When they were through with supper, Joyce cleared the plates and hand-washed them in the sink. “I’m going to go see Mother now,” she said after she was finished. “Why don’t you stay here with Papa, Arnie?”

“I want to go with you,” Tyson said.

“Why don’t we all drive over there together, Honey?” Arnie suggested. “That way I can bring Tyson back home if you decide you want to stay the night.”

“Let’s go then,” Joyce agreed. Her husband knew she would want to spend the night with Nanny. That was why she had planned on going over to the hospital alone.

The doctors were at their best when Joyce and Arnie and Tyson got to the hospital. There was nothing they could do for Nanny now except bedside banter and consoling the sick. Nanny was propped up with pillows and the life thread still connected her to the oxygen being pumped out of a gadget on the wall by the bed. Nanny’s sister was sitting on one of the two chairs in the room, leafing through a copy of McCall’s.

“How are you feeling, Momma?” Joyce asked as she came into the room.

“I just can’t get a breath,” Nanny said softly.

Nanny’s sister put down her magazine and said, “I’m going home now, I think. I’ll come back up in the morning,” she told Nanny.

“I’ll walk out with you,” Arnie said. “I want to find me a Diet Coke. Can I get y’all anything?” he asked the others.

They each shook their heads ‘no’, and Arnie walked out of the room with Nanny’s sister. When Arnie got back, he heard Nanny say, “You need to get home and get yourself some rest, Tyson,” as he opened the door. “Joyce can stay up here and sit with me awhile.”

Tyson kissed Nanny tenderly on her parted lips. “I’ll be back early in the morning,” he told his wife, and left slowly then with Arnie.

“He’s been worrying hisself sick about me,” Nanny told Joyce after the two men had left.

“Everybody’s worried about you,” Joyce said.

“I don’t see why,” Nanny answered with a bit of her old fire. “I’m dying and there ain’t nothing nobody can do about it. What’s the use of worrying about something like that?”

As they talked, Nanny’s breath grew shorter and she got tired. The nurse came and gave her the last medicine of the night around ten o’clock. Joyce turned out the lights and made herself as comfortable as she could be in one of the vinyl chairs. She watched Nanny silently for more than an hour, listening to her raspy, halting breaths and marking the severe changes in her mother.

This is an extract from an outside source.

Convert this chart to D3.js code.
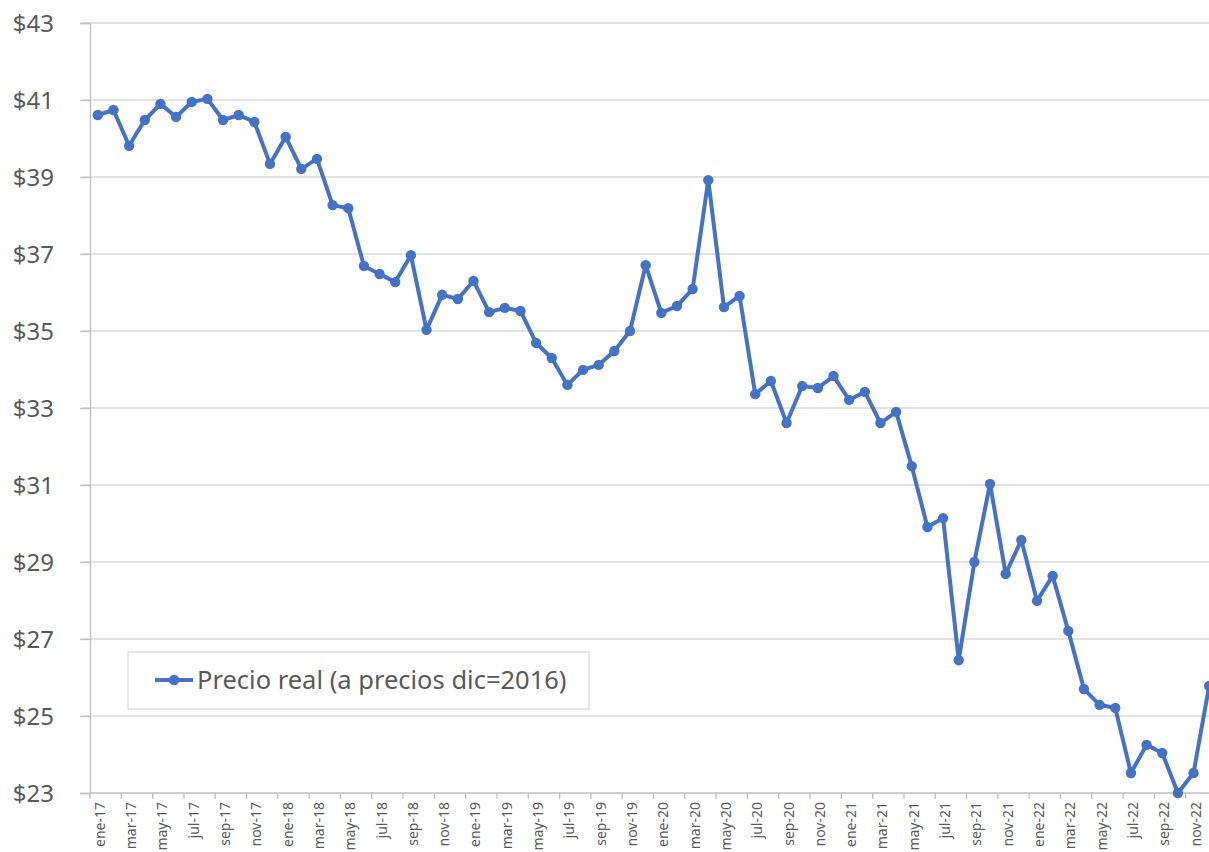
<!DOCTYPE html>
<html>
<head>
<meta charset="utf-8">
<script src="https://cdn.jsdelivr.net/npm/d3@7"></script>
<style>
  body { margin: 0; background: #fff; }
  svg { display: block; font-family: "Noto Sans", "Open Sans", sans-serif; }
</style>
</head>
<body>
<div id="chart"></div>
<script>

// monthly labels, ene-17 .. dic-22
var months = ["ene", "feb", "mar", "abr", "may", "jun", "jul", "ago", "sep", "oct", "nov", "dic"];
var years = ["17", "18", "19", "20", "21", "22"];

// Precio real (a precios dic=2016)
var precio = [
  40.61, 40.74, 39.81, 40.48, 40.90, 40.56, 40.95, 41.03, 40.48, 40.61, 40.43, 39.34,
  40.04, 39.21, 39.47, 38.27, 38.19, 36.69, 36.48, 36.27, 36.97, 35.03, 35.94, 35.83,
  36.30, 35.49, 35.60, 35.52, 34.69, 34.30, 33.60, 33.99, 34.12, 34.48, 35.00, 36.71,
  35.47, 35.65, 36.09, 38.92, 35.62, 35.91, 33.36, 33.70, 32.61, 33.57, 33.52, 33.83,
  33.21, 33.42, 32.61, 32.90, 31.49, 29.91, 30.14, 26.45, 29.00, 31.03, 28.69, 29.57,
  27.99, 28.64, 27.21, 25.70, 25.29, 25.21, 23.52, 24.25, 24.04, 23.00, 23.52, 25.78
];

var yTicks = [23, 25, 27, 29, 31, 33, 35, 37, 39, 41, 43];
var seriesName = "Precio real (a precios dic=2016)";

var categories = [];
years.forEach(function(y) {
  months.forEach(function(m) { categories.push(m + "-" + y); });
});

var data = categories.map(function(c, i) { return { label: c, value: precio[i] }; });

var width = 1209, height = 852;
var margin = { top: 23, left: 90, bottom: 59 };
var plotRight = 1217; // plot runs past the right edge, as in the picture

var svg = d3.select("#chart").append("svg")
    .attr("width", width)
    .attr("height", height);

var x = d3.scaleBand()
    .domain(categories)
    .range([margin.left, plotRight]);

var y = d3.scaleLinear()
    .domain([23, 43])
    .range([height - margin.bottom, margin.top]);

// gridlines
svg.append("g").selectAll("line")
    .data(yTicks.slice(1))
  .enter().append("line")
    .attr("x1", margin.left - 8)
    .attr("x2", plotRight)
    .attr("y1", function(d) { return y(d); })
    .attr("y2", function(d) { return y(d); })
    .attr("stroke", "#d9d9d9")
    .attr("stroke-width", 1.3);

// y labels
var yAxis = d3.axisLeft(y)
    .tickValues(yTicks)
    .tickSize(10)
    .tickPadding(26)
    .tickFormat(function(d) { return "$" + d; });

var gy = svg.append("g")
    .attr("transform", "translate(" + margin.left + ",0)")
    .call(yAxis)
    .attr("font-family", null)
    .attr("font-size", null);
gy.select(".domain").attr("stroke", "#bfbfbf").attr("stroke-width", 1.3);
gy.selectAll(".tick line").attr("stroke", "#bfbfbf").attr("stroke-width", 1.3);
gy.selectAll(".tick text")
    .attr("fill", "#595959")
    .attr("dy", "0.36em")
    .style("font-size", "24px");

// x axis: ticks between every second category, labels on every second one
var xBase = y(23);
var gx = svg.append("g");
gx.append("line")
    .attr("x1", margin.left).attr("x2", plotRight)
    .attr("y1", xBase).attr("y2", xBase)
    .attr("stroke", "#bfbfbf").attr("stroke-width", 1.3);

gx.selectAll(".xt")
    .data(categories.filter(function(d, i) { return i % 2 === 0; }))
  .enter().append("line")
    .attr("class", "xt")
    .attr("x1", function(d) { return x(d); })
    .attr("x2", function(d) { return x(d); })
    .attr("y1", xBase).attr("y2", xBase + 6)
    .attr("stroke", "#bfbfbf").attr("stroke-width", 1.3);

gx.selectAll(".xl")
    .data(categories.filter(function(d, i) { return i % 2 === 0; }))
  .enter().append("text")
    .attr("class", "xl")
    .attr("transform", function(d) {
      return "translate(" + (x(d) + x.bandwidth() / 2 + 7) + "," + (xBase + 9) + ") rotate(-90)";
    })
    .attr("text-anchor", "end")
    .attr("fill", "#595959")
    .style("font-size", "14px")
    .text(function(d) { return d; });

// line
var cx = function(d) { return x(d.label) + x.bandwidth() / 2; };
var line = d3.line()
    .x(cx)
    .y(function(d) { return y(d.value); });

svg.append("path")
    .datum(data)
    .attr("fill", "none")
    .attr("stroke", "#4472c4")
    .attr("stroke-width", 4)
    .attr("stroke-linejoin", "round")
    .attr("d", line);

svg.append("g").selectAll("circle")
    .data(data)
  .enter().append("circle")
    .attr("cx", cx)
    .attr("cy", function(d) { return y(d.value); })
    .attr("r", 5.2)
    .attr("fill", "#4472c4");

// legend
var lg = svg.append("g").attr("transform", "translate(128,652)");
lg.append("rect")
    .attr("width", 461).attr("height", 57)
    .attr("fill", "#fff")
    .attr("stroke", "#d9d9d9")
    .attr("stroke-width", 1.3);
lg.append("line")
    .attr("x1", 27).attr("x2", 65)
    .attr("y1", 28).attr("y2", 28)
    .attr("stroke", "#4472c4").attr("stroke-width", 4);
lg.append("circle")
    .attr("cx", 46).attr("cy", 28).attr("r", 5.2)
    .attr("fill", "#4472c4");
lg.append("text")
    .attr("x", 69).attr("y", 37)
    .attr("fill", "#595959")
    .style("font-size", "25.5px")
    .text(seriesName);

</script>
</body>
</html>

As Joyce drifted into that lonely valley between asleep and awake, she saw herself playing with Rudy, her old hound dog, in the back yard of the house on Fielden. Across the half-acre garden a cat was harassing the birds that lived in the birdhouse attached on a pole to one of the posts of the back fence. Nanny came out on the back steps and said, “Rudy, go keep that cat away from them birds.” Rudy left Joyce and ran around the edge of the garden, straight toward the stray cat. But the cat was out of reach on top of the fence post and Rudy had to settle for barking before he came back to play. “That cat just won’t leave them poor birds alone,” Nanny said. She went back into the house and came out with Papa’s .22 rifle. She drew a bead on the cat and killed it with one shot clean through the head. Joyce startled awake and she couldn’t hear Nanny breathing anymore.

At Nanny’s funeral, Joyce thought her father had seemed to shrink. His shoulders were stooped and his chest looked caved in, like someone you couldn’t see had him in a bear hug. Throughout the funeral at the big Baptist church downtown, she kept watching her father and waiting for him to be released from the hug.

Then the preacher started talking about Nanny. Joyce hardly heard the words. Instead her mind saw a picture of Nanny in the kitchen. She stood, slim-waisted again in one of her simple homemade dresses without the oxygen cord, looking through the kitchen window above the sink at her husband out in the garden. Tyson was in his undershirt, his strong arms bigger than Joyce had ever seen, plowing the rows for the corn.